------ Entries shown

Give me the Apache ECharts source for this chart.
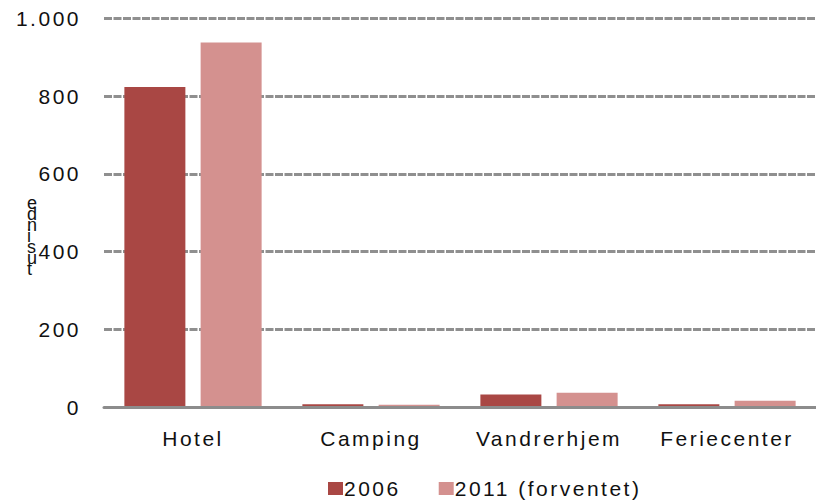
<!DOCTYPE html>
<html>
<head>
<meta charset="utf-8">
<script src="https://cdn.jsdelivr.net/npm/echarts@6/dist/echarts.min.js"></script>
<style>
  html, body { margin: 0; padding: 0; background: #fff; }
  #chart { width: 816px; height: 504px; }
  #chart text { letter-spacing: 2.5px; }
</style>
</head>
<body>
<div id="chart"></div>
<script>
const categories = ['Hotel', 'Camping', 'Vandrerhjem', 'Feriecenter'];
const seriesNames = ['2006', '2011 (forventet)'];
const values2006 = [824, 7, 32, 7];
const values2011 = [938, 6, 37, 16];
const yTicks = [0, 200, 400, 600, 800, 1000];
const yAxisTitle = 'tusinde';

const chart = echarts.init(document.getElementById('chart'), null, { renderer: 'svg' });
const font = 'Liberation Sans, Arial, sans-serif';
const textColor = '#111111';

chart.setOption({
  animation: false,
  backgroundColor: '#ffffff',
  grid: { left: 104, right: -9, top: 18.5, bottom: 97, containLabel: false },
  legend: {
    data: seriesNames,
    left: 323,
    top: 473,
    itemWidth: 15,
    itemHeight: 13,
    itemGap: 48,
    icon: 'rect',
    textStyle: { fontFamily: font, fontSize: 21, color: textColor, padding: [0, 0, 0, -4] }
  },
  graphic: [{
    type: 'text',
    left: 27,
    top: 194,
    style: {
      text: yAxisTitle.split('').reverse().join('\n'),
      fontFamily: font,
      fontSize: 18,
      lineHeight: 11,
      fill: textColor,
      align: 'center'
    }
  }],
  xAxis: {
    type: 'category',
    data: categories,
    z: 3,
    axisLine: { show: true, lineStyle: { color: '#8c8c8c', width: 3 } },
    axisTick: { show: false },
    axisLabel: { fontFamily: font, fontSize: 21, color: textColor, margin: 21 }
  },
  yAxis: {
    type: 'value',
    min: yTicks[0],
    max: yTicks[yTicks.length - 1],
    interval: yTicks[1] - yTicks[0],
    axisLine: { show: false },
    axisTick: { show: false },
    axisLabel: {
      fontFamily: font, fontSize: 21, color: textColor, margin: 23,
      formatter: v => v >= 1000 ? Math.floor(v / 1000) + '.' + String(v % 1000).padStart(3, '0') : String(v)
    },
    splitLine: { show: true, lineStyle: { color: '#8f8f8f', width: 3, type: [8, 1.5] } }
  },
  series: [
    { name: seriesNames[0], type: 'bar', data: values2006, barWidth: 61, barGap: '25%',
      itemStyle: { color: '#a94744' } },
    { name: seriesNames[1], type: 'bar', data: values2011, barWidth: 61, barGap: '25%',
      itemStyle: { color: '#d4918f' } }
  ]
});
</script>
</body>
</html>
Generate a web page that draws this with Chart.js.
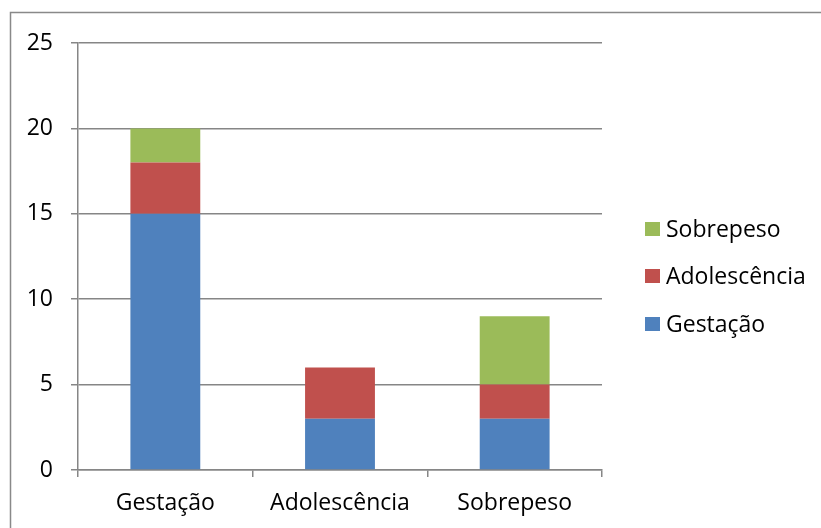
<!DOCTYPE html><html><head><title>Chart</title>
<style>html,body{margin:0;padding:0;background:#fff;overflow:hidden}#chart{display:block}</style>
<script src="https://cdn.jsdelivr.net/npm/chart.js"></script>
</head><body><canvas id="chart" width="821" height="528"></canvas>
<script>
const categories = ['Gestação', 'Adolescência', 'Sobrepeso'];
const gestacao = [15, 3, 3];
const adolescencia = [3, 3, 2];
const sobrepeso = [2, 0, 4];
const yTicks = [0, 5, 10, 15, 20, 25];

const FONT = '"Open Sans", sans-serif';
const GRID = '#868686';

const frame = {
  id: 'frame',
  beforeDraw(c) {
    const ctx = c.ctx;
    ctx.save();
    ctx.fillStyle = '#fff';
    ctx.fillRect(0, 0, c.width, c.height);
    ctx.strokeStyle = '#898989';
    ctx.lineWidth = 1.5;
    ctx.strokeRect(10.5, 12.5, 1000, 1000);
    ctx.restore();
  }
};

const sideLegend = {
  id: 'sideLegend',
  afterDraw(c) {
    const ctx = c.ctx;
    const rows = [229, 276, 324];
    const sets = c.data.datasets.slice().reverse();
    ctx.save();
    ctx.font = '23px ' + FONT;
    ctx.textBaseline = 'middle';
    sets.forEach((ds, i) => {
      ctx.fillStyle = ds.backgroundColor;
      ctx.fillRect(645, rows[i] - 7, 15, 14);
      ctx.fillStyle = '#000';
      ctx.fillText(ds.label, 666, rows[i] + 1);
    });
    ctx.restore();
  }
};

new Chart(document.getElementById('chart'), {
  type: 'bar',
  data: {
    labels: categories,
    datasets: [
      { label: 'Gestação', data: gestacao, backgroundColor: '#4F81BD' },
      { label: 'Adolescência', data: adolescencia, backgroundColor: '#C0504D' },
      { label: 'Sobrepeso', data: sobrepeso, backgroundColor: '#9BBB59' }
    ]
  },
  options: {
    responsive: false,
    animation: false,
    devicePixelRatio: 1,
    layout: { padding: { top: 43, right: 219, left: 0, bottom: 0 } },
    datasets: { bar: { barPercentage: 0.4, categoryPercentage: 1 } },
    plugins: { legend: { display: false }, tooltip: { enabled: false } },
    scales: {
      x: {
        stacked: true,
        afterFit(s) { s.height = 58; },
        grid: { drawOnChartArea: false, color: GRID, lineWidth: 1.5, tickLength: 7 },
        border: { color: GRID, width: 1.5 },
        ticks: { color: '#000', padding: 13, font: { family: FONT, size: 23 } }
      },
      y: {
        stacked: true,
        min: 0, max: 25,
        afterFit(s) { s.width = 78; },
        afterBuildTicks(s) { s.ticks = yTicks.map(v => ({ value: v })); },
        grid: { color: GRID, lineWidth: 1.5, tickLength: 7 },
        border: { color: GRID, width: 1.5 },
        ticks: { color: '#000', padding: 18, font: { family: FONT, size: 23 } }
      }
    }
  },
  plugins: [frame, sideLegend]
});
</script>
</body></html>
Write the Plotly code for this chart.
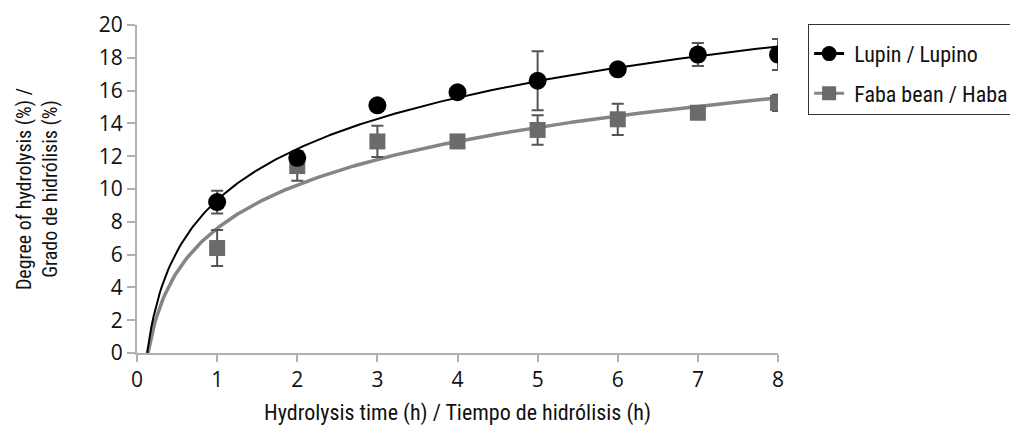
import numpy as np
import plotly.graph_objects as go

time_h = [1, 2, 3, 4, 5, 6, 7, 8]
lupin = [9.2, 11.9, 15.1, 15.9, 16.6, 17.3, 18.2, 18.2]
lupin_err = [0.7, 0.4, 0.2, 0.3, 1.8, 0.3, 0.7, 0.95]
faba = [6.4, 11.4, 12.9, 12.9, 13.6, 14.25, 14.65, 15.25]
faba_err = [1.1, 0.9, 0.95, 0.4, 0.9, 0.95, 0.3, 0.5]
y_ticks = list(range(0, 21, 2))
x_ticks = list(range(0, 9))

cond = "Liberation Sans Narrow, Roboto Condensed, Arial Narrow, sans-serif"
tickfont = dict(family="Open Sans, sans-serif", size=21, color="#111")


def log_fit(x, y):
    a, b = np.polyfit(np.log(x), y, 1)
    x0 = np.exp(-b / a)
    xs = np.linspace(x0, 8, 300)
    return xs, a * np.log(xs) + b


fig = go.Figure()

lx, ly = log_fit(time_h, lupin)
fx, fy = log_fit(time_h, faba)

fig.add_trace(go.Scatter(x=fx, y=fy, mode="lines", line=dict(color="#858585", width=3.5),
                         showlegend=False, hoverinfo="skip"))
fig.add_trace(go.Scatter(x=lx, y=ly, mode="lines", line=dict(color="#000", width=2),
                         showlegend=False, hoverinfo="skip"))

fig.add_trace(go.Scatter(x=time_h, y=faba, mode="markers", name="Faba bean / Haba", showlegend=False,
                         marker=dict(symbol="square", size=16, color="#6b6b6b"),
                         error_y=dict(type="data", array=faba_err, color="#555", thickness=2, width=6)))
fig.add_trace(go.Scatter(x=time_h, y=lupin, mode="markers", name="Lupin / Lupino", showlegend=False,
                         marker=dict(symbol="circle", size=18, color="#000"),
                         error_y=dict(type="data", array=lupin_err, color="#555", thickness=2, width=6)))

# legend entries with line + marker
fig.add_trace(go.Scatter(x=[None], y=[None], mode="lines+markers", name=" Lupin / Lupino", legendgroup="a",
                         line=dict(color="#000", width=3), marker=dict(symbol="circle", size=15, color="#000")))
fig.add_trace(go.Scatter(x=[None], y=[None], mode="lines+markers", name=" Faba bean / Haba", legendgroup="b",
                         line=dict(color="#858585", width=3), marker=dict(symbol="square", size=14, color="#6b6b6b")))

fig.update_layout(
    width=1018, height=437,
    margin=dict(l=129, r=248, t=17, b=92),
    paper_bgcolor="white", plot_bgcolor="white",
    legend=dict(x=1.047, y=1.003, xanchor="left", yanchor="top",
                bordercolor="#333", borderwidth=1,
                font=dict(family=cond, size=22, color="#111"),
                title=dict(text=" ", font=dict(size=6)),
                tracegroupgap=8, itemsizing="trace"),
    xaxis=dict(range=[0, 8], tickvals=x_ticks, showgrid=False, zeroline=False,
               showline=True, linecolor="#b0b0b0", linewidth=2, automargin=False,
               ticks="outside", ticklen=7, tickcolor="#b0b0b0", tickwidth=2,
               tickfont=tickfont,
               title=dict(text="Hydrolysis time (h) / Tiempo de hidrólisis (h)",
                          font=dict(family=cond, size=22, color="#111"), standoff=12)),
    yaxis=dict(range=[0, 20], tickvals=y_ticks, showgrid=False, zeroline=False,
               showline=True, linecolor="#b0b0b0", linewidth=2, automargin=False,
               ticks="outside", ticklen=8, tickcolor="#b0b0b0", tickwidth=2,
               tickfont=tickfont,
               title=dict(text="Degree of hydrolysis (%) /<br>Grado de hidrólisis (%)",
                          font=dict(family=cond, size=20, color="#111"), standoff=36)),
)

fig.write_html("out.html")
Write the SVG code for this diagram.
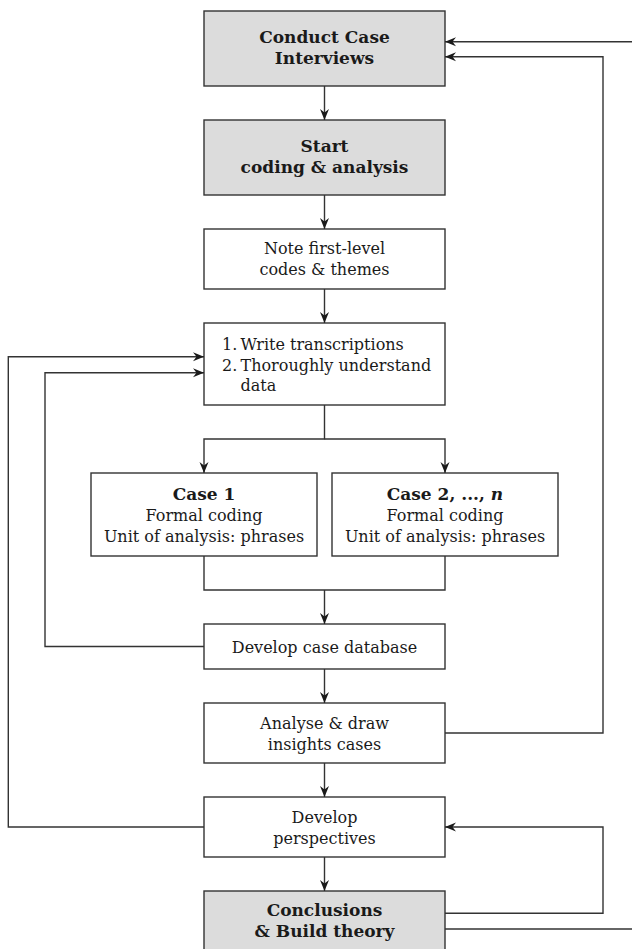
<svg xmlns="http://www.w3.org/2000/svg" width="632" height="949" viewBox="0 0 632 949">
<style>
  .box{fill:#ffffff;stroke:#333333;stroke-width:1.4}
  .gbox{fill:#dcdcdc;stroke:#333333;stroke-width:1.4}
  .t{font-family:"DejaVu Serif",serif;font-size:16px;fill:#1a1a1a;text-anchor:middle}
  .tl{font-family:"DejaVu Serif",serif;font-size:16px;fill:#1a1a1a}
  .b{font-family:"DejaVu Serif",serif;font-size:17px;font-weight:bold;fill:#1a1a1a;text-anchor:middle}
  .c{fill:none;stroke:#333333;stroke-width:1.4}
  .a{marker-end:url(#ah)}
</style>
<defs>
  <marker id="ah" markerUnits="userSpaceOnUse" markerWidth="12" markerHeight="10" viewBox="0 0 12 10" refX="11" refY="5" orient="auto">
    <path d="M0,0.5 L11,5 L0,9.5 L3.5,5 Z" fill="#1a1a1a"/>
  </marker>
</defs>

<g id="conduct">
  <rect class="gbox" x="204" y="11" width="241" height="75"/>
  <text class="b" x="324.5" y="43">Conduct Case</text>
  <text class="b" x="324.5" y="64">Interviews</text>
</g>
<g id="start">
  <rect class="gbox" x="204" y="120" width="241" height="75"/>
  <text class="b" x="324.5" y="152">Start</text>
  <text class="b" x="324.5" y="173">coding &amp; analysis</text>
</g>
<g id="note">
  <rect class="box" x="204" y="229" width="241" height="60"/>
  <text class="t" x="324.5" y="254">Note first-level</text>
  <text class="t" x="324.5" y="274.5">codes &amp; themes</text>
</g>
<g id="write">
  <rect class="box" x="204" y="323" width="241" height="82"/>
  <text class="tl" x="222" y="349.5">1.</text>
  <text class="tl" x="240.5" y="349.5">Write transcriptions</text>
  <text class="tl" x="222" y="370.5">2.</text>
  <text class="tl" x="240.5" y="370.5">Thoroughly understand</text>
  <text class="tl" x="240.5" y="391">data</text>
</g>
<g id="case1">
  <rect class="box" x="91" y="473" width="226" height="83"/>
  <text class="b" x="204" y="499.5">Case 1</text>
  <text class="t" x="204" y="520.5">Formal coding</text>
  <text class="t" x="204" y="541.5">Unit of analysis: phrases</text>
</g>
<g id="case2">
  <rect class="box" x="332" y="473" width="226" height="83"/>
  <text class="b" x="445" y="499.5">Case 2, ..., <tspan font-style="italic">n</tspan></text>
  <text class="t" x="445" y="520.5">Formal coding</text>
  <text class="t" x="445" y="541.5">Unit of analysis: phrases</text>
</g>
<g id="database">
  <rect class="box" x="204" y="624" width="241" height="45"/>
  <text class="t" x="324.5" y="652.5">Develop case database</text>
</g>
<g id="analyse">
  <rect class="box" x="204" y="703" width="241" height="60"/>
  <text class="t" x="324.5" y="729">Analyse &amp; draw</text>
  <text class="t" x="324.5" y="749.5">insights cases</text>
</g>
<g id="perspectives">
  <rect class="box" x="204" y="797" width="241" height="60"/>
  <text class="t" x="324.5" y="823">Develop</text>
  <text class="t" x="324.5" y="844">perspectives</text>
</g>
<g id="conclusions">
  <rect class="gbox" x="204" y="891" width="241" height="70"/>
  <text class="b" x="324.5" y="916">Conclusions</text>
  <text class="b" x="324.5" y="937">&amp; Build theory</text>
</g>

<g id="connectors">
  <path class="c a" d="M324.5,86 V120"/>
  <path class="c a" d="M324.5,195 V229"/>
  <path class="c a" d="M324.5,289 V323"/>
  <path class="c a" d="M324.5,405 V439 H204 V473"/>
  <path class="c a" d="M324.5,439 H445 V473"/>
  <path class="c" d="M204,556 V590 H445 V556"/>
  <path class="c a" d="M324.5,590 V624"/>
  <path class="c a" d="M324.5,669 V703"/>
  <path class="c a" d="M324.5,763 V797"/>
  <path class="c a" d="M324.5,857 V891"/>
  <path class="c a" d="M204,646.5 H45 V372.7 H204"/>
  <path class="c a" d="M204,827 H8.3 V356.7 H204"/>
  <path class="c a" d="M445,733 H603 V56.7 H445"/>
  <path class="c a" d="M445,913.3 H603 V827 H445"/>
  <path class="c" d="M445,929 H632"/>
  <path class="c a" d="M632,41.7 H445"/>
</g>
</svg>
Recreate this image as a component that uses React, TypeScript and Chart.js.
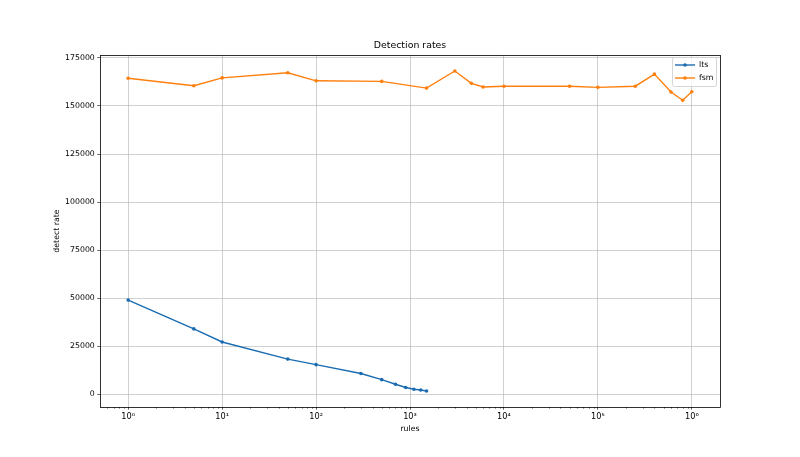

------------

* [Short exercise]: Restate word for word only the lines from where the entries begin through the one with "const textColor = '#111111';"; omit the pictures.

* [Written solution]:
Give me the Apache ECharts source for this chart.
<!DOCTYPE html>
<html>
<head>
<meta charset="utf-8">
<script src="https://cdn.jsdelivr.net/npm/echarts@6/dist/echarts.min.js"></script>
<style>
  html, body { margin: 0; padding: 0; background: #fff; }
  #chart { width: 816px; height: 504px; }
  #chart text { letter-spacing: 2.5px; }
</style>
</head>
<body>
<div id="chart"></div>
<script>
const categories = ['Hotel', 'Camping', 'Vandrerhjem', 'Feriecenter'];
const seriesNames = ['2006', '2011 (forventet)'];
const values2006 = [824, 7, 32, 7];
const values2011 = [938, 6, 37, 16];
const yTicks = [0, 200, 400, 600, 800, 1000];
const yAxisTitle = 'tusinde';

const chart = echarts.init(document.getElementById('chart'), null, { renderer: 'svg' });
const font = 'Liberation Sans, Arial, sans-serif';
const textColor = '#111111';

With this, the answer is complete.